Referring to the discovery of the Jiroft artifacts as an archeological revolution, Perrot stated: “An area we formerly regarded as resided only by nomads and their cattle, was in fact the heart of an incredibly advanced civilization. In this area people lived with social hierarchy. These people had an explicit view of the world which distinguishes them from the Sumerians. Henceforth, we must consider Jiroft as the origin of civilizations and refer to all other civilizations as pre or post Jiroft civilization.”

  Recovering What Remains
Finally, under the leadership of Dr. Yousef Madjidzadeh, a team of international archaeologists began excavations in 2003. Simultaneously an awareness program was initiated for the locals to lecture to them about the historical significance of Jiroft and the irreplaceable artifacts.

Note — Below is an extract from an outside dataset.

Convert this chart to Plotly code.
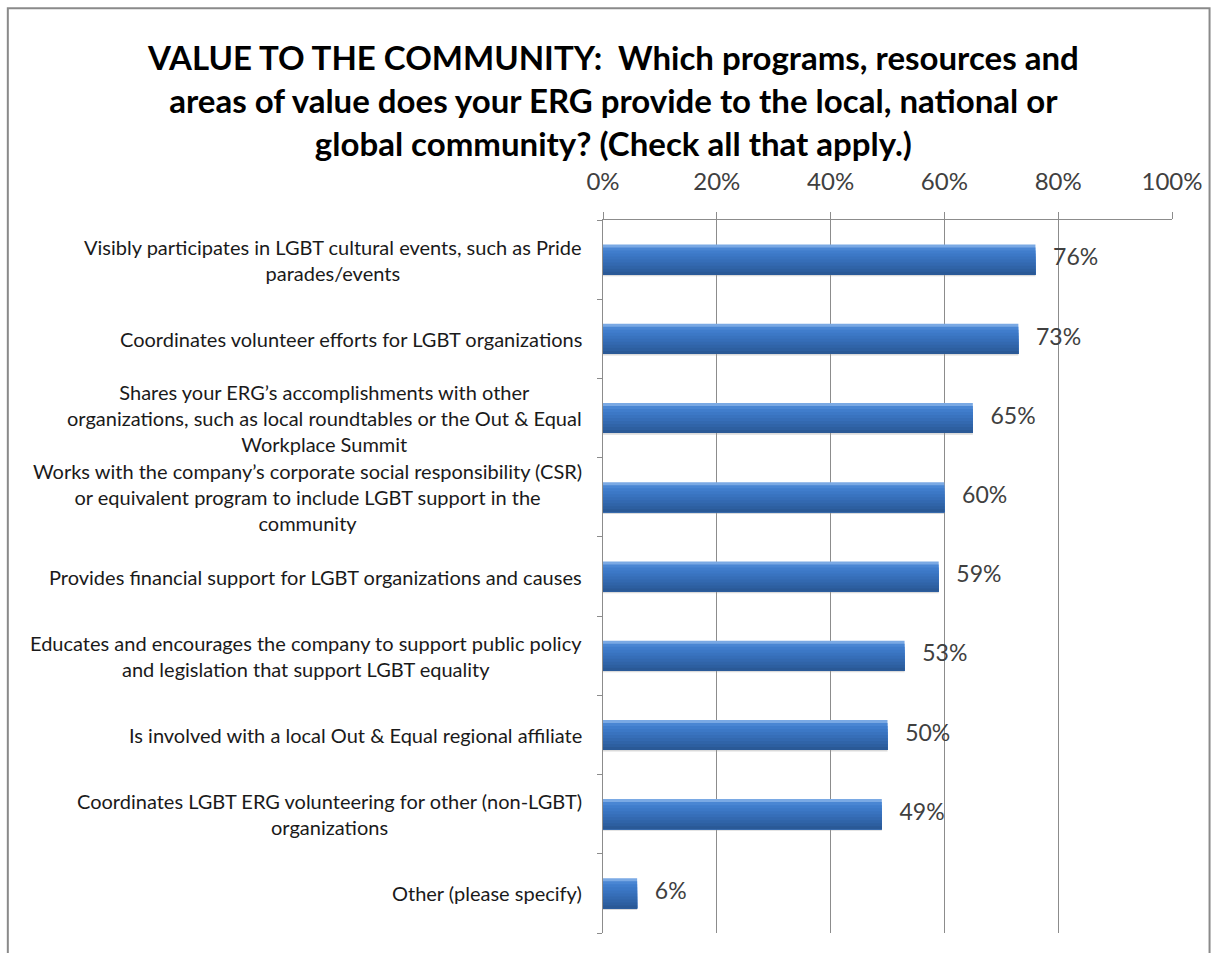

Majidzadeh and his team of experts uncovered more than two square kilometers of remains from a city dating back to at least the late 3rd millennium B.C. The data demonstrates that Jiroft’s heyday was from 2500 B.C. to 2200 B.C. Astonishingly the chlorite vases found in Jiroft were not an unfamiliar object for the archeologists. Chlorite vessels similar to the stunning examples unearthed at Jiroft had been found from the Euphrates to the Indus, as far north as the Amu Darya and as far south as Tarut Island, on the Persian Gulf coast of Saudi Arabia.
Even though the cemeteries were brutally destroyed by looters, the residential areas have remained almost intact. Majidzadeh’s team were able to identify over 400 sites located in the area of about 4,000 square km. Focusing on two hills of Konar Sandal, he has been able to identify a construction which he classifies as a ziqqurat (a temple-tower of Mesopotamian origin) and a citadel, both dated by him to the 3rd millennium BC. Studies and tests have continued in subsequent years with an active international collaboration. Majidzadeh says archeological survey of the area could take as long as 30 years and believes that Jiroft is the lost link of the chain of civilization.
  Law suit
In 2006 the Iranian government demanded the London-based Barakat Galleries Ltd. (“Barakat”) the restitution of a collection of eighteen carved jars, bowls and cups. Iran alleged that these objects had been recently unlawfully excavated in the Jiroft region of Iran. Barakat refused.  The following year, the Iranian government sued Barakat. The governement (claimant) asserted that the antiquities had been taken in violation of its national ownership law given that, under Iranian law, the only owner of all antiquities – including those excavated in the Jiroft area is the Iranian State.  In March 2007, the High Court of London, dismissed the claim on the grounds that Iran had not provided sufficient proof of ownership under Iranian laws and hence it had no title.  
The government appealed the decision by arguing that the judge failed to recognize that Iran had ownership title to the antiquities and hence the right to recover them.  Finally, in December 2007, the Court of Appeal reversed the decision of the High Court and maintained that the relevant laws of Iran were sufficiently clear to vest ownership and an immediate right of possession of the relics to the Iranian State. Furthermore, it affirmed that the Iranian claim to recover the antiquities, which formed part of its cultural heritage, should not be shut out on the ground that domestic courts should not entertain legal actions brought by foreign sovereigns to enforce its penal, revenue, or other public laws. In 2008 the House of Lords rejected Barakat’s application to appeal the Court of Appeals decision.

 “Archaeologists’ Lost Paradise”
Five excavation seasons have been carried out at the Jiroft site, under the supervision of Prof. Majidzadeh, leading to the discovery of a ziggurat made of more than four million mud bricks dating back to circa 2200 BCE.
After numerous rare discoveries in the region, Majidzadeh declared Jiroft to be a cradle of art and civilisation, and named it as the “archaeologists’ lost paradise”.